Filter the data below for the string "this" and copy each matching line.

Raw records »
- - - - - - -
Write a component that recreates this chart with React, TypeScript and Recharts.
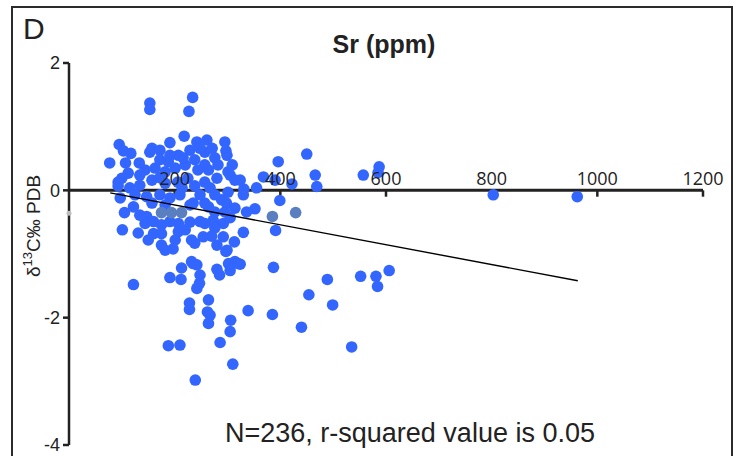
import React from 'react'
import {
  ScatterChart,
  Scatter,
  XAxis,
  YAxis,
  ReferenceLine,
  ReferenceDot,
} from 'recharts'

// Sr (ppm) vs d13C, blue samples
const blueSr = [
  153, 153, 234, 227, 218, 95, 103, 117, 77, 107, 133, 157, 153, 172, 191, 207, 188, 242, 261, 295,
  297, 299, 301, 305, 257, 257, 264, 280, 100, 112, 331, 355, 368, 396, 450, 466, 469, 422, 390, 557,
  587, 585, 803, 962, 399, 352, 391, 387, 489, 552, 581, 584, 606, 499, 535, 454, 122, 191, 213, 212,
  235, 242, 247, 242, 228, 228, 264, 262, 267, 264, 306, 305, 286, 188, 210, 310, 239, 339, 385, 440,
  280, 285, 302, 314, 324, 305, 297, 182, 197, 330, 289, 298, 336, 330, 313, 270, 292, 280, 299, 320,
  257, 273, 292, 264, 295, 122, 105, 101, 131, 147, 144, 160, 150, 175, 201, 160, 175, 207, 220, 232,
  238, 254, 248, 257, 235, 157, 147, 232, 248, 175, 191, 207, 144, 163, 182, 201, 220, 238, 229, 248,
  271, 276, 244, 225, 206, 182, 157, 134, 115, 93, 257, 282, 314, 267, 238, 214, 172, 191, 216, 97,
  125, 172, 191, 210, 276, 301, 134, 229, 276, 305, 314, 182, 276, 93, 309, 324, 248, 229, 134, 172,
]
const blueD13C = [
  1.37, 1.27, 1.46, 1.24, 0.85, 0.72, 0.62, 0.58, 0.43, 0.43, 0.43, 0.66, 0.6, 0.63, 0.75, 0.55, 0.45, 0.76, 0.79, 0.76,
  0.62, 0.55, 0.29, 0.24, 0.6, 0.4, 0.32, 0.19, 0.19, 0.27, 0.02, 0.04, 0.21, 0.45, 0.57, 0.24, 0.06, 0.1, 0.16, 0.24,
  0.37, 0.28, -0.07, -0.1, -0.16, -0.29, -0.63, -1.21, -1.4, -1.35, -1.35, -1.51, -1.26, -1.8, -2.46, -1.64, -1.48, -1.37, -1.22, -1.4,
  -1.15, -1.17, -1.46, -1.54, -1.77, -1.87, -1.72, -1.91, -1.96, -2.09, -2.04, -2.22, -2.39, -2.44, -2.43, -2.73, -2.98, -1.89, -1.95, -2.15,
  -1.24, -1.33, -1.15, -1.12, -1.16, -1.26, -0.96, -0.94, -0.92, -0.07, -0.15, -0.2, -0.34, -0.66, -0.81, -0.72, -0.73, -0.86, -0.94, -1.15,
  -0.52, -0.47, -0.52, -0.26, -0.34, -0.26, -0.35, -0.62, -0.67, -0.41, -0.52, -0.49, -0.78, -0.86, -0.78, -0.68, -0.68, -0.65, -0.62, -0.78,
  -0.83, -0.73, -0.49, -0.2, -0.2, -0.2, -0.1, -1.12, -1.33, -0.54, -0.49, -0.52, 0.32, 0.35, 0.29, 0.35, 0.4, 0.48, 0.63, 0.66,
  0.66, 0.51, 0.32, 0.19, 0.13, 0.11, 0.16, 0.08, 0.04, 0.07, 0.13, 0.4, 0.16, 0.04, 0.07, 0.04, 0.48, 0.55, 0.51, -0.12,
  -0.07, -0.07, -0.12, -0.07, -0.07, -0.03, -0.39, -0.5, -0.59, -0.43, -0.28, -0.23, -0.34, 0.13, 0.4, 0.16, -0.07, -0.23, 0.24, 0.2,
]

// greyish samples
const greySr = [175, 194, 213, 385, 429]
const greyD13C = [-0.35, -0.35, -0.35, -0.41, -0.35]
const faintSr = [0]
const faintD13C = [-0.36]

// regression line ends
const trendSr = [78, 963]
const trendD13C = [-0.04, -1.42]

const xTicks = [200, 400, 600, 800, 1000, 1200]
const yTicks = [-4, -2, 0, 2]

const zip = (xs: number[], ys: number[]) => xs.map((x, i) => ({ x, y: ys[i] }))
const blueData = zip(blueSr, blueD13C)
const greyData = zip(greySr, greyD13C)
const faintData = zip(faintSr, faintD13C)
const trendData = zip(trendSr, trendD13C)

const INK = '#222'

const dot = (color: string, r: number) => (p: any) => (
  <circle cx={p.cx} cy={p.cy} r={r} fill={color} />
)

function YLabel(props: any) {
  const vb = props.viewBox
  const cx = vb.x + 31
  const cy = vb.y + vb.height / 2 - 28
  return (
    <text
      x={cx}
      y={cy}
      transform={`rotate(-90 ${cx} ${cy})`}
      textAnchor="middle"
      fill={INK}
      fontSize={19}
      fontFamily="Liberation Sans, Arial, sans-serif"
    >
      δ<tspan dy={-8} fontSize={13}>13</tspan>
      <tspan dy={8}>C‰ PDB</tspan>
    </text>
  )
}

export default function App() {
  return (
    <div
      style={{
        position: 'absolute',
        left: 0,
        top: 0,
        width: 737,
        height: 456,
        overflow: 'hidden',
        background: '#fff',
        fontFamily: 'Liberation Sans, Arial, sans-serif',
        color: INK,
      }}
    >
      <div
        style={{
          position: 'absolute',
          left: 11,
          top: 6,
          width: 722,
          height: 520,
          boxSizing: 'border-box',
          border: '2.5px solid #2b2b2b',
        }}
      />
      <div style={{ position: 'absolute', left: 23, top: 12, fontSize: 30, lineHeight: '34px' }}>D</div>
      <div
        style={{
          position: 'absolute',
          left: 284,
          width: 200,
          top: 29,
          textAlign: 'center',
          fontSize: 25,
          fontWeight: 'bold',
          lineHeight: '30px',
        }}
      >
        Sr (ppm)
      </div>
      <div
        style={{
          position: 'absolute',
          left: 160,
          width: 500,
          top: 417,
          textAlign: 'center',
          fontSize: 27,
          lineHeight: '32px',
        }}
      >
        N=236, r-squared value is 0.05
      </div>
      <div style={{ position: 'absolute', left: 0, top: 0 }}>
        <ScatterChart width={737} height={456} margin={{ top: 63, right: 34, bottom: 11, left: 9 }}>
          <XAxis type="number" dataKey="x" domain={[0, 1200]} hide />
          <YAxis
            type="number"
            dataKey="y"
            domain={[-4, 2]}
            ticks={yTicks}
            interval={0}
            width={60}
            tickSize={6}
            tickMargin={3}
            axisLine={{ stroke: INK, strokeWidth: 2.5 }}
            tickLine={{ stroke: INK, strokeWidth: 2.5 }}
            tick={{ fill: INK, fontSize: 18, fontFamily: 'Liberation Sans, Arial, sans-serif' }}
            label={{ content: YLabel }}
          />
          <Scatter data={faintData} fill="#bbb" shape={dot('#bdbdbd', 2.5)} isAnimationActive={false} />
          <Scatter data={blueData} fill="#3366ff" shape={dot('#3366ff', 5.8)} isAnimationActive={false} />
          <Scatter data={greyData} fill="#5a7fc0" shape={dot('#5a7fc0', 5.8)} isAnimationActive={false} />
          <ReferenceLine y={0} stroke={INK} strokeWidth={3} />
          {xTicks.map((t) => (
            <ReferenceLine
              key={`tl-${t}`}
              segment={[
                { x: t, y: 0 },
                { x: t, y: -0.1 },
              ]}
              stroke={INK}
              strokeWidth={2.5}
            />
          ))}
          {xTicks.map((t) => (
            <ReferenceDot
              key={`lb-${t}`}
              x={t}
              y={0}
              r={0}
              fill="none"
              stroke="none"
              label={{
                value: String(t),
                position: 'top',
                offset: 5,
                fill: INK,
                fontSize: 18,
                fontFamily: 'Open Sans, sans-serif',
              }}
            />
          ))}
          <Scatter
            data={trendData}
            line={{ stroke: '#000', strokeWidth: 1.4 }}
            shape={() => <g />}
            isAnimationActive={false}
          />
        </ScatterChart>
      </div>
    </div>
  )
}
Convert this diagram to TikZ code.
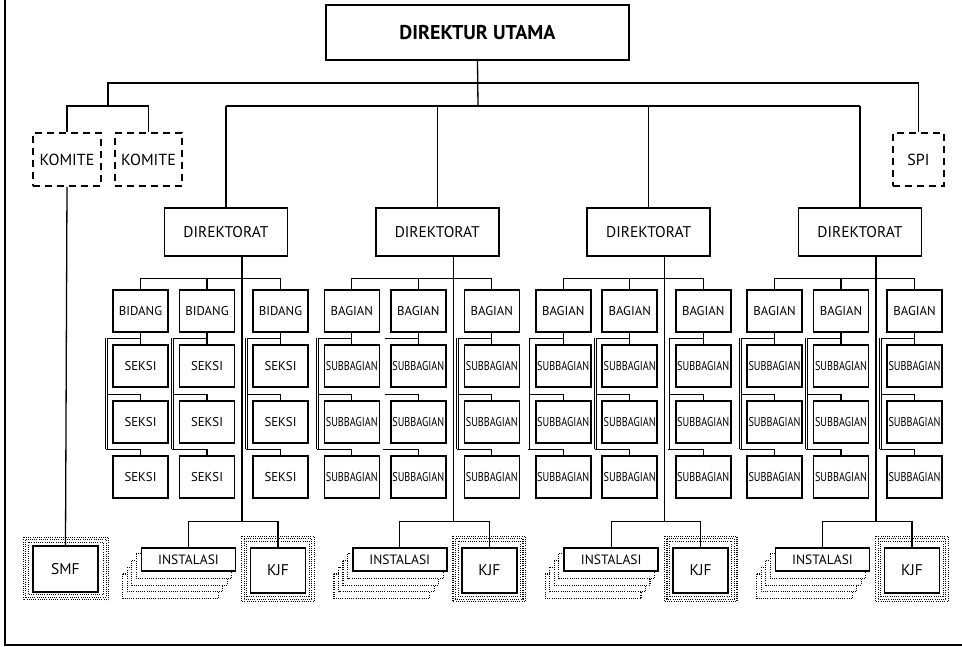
- - - - - - -
WRITTEN SOLUTION »
Write a component that recreates this chart with React, TypeScript and Recharts.
Convert this diagram to TikZ code.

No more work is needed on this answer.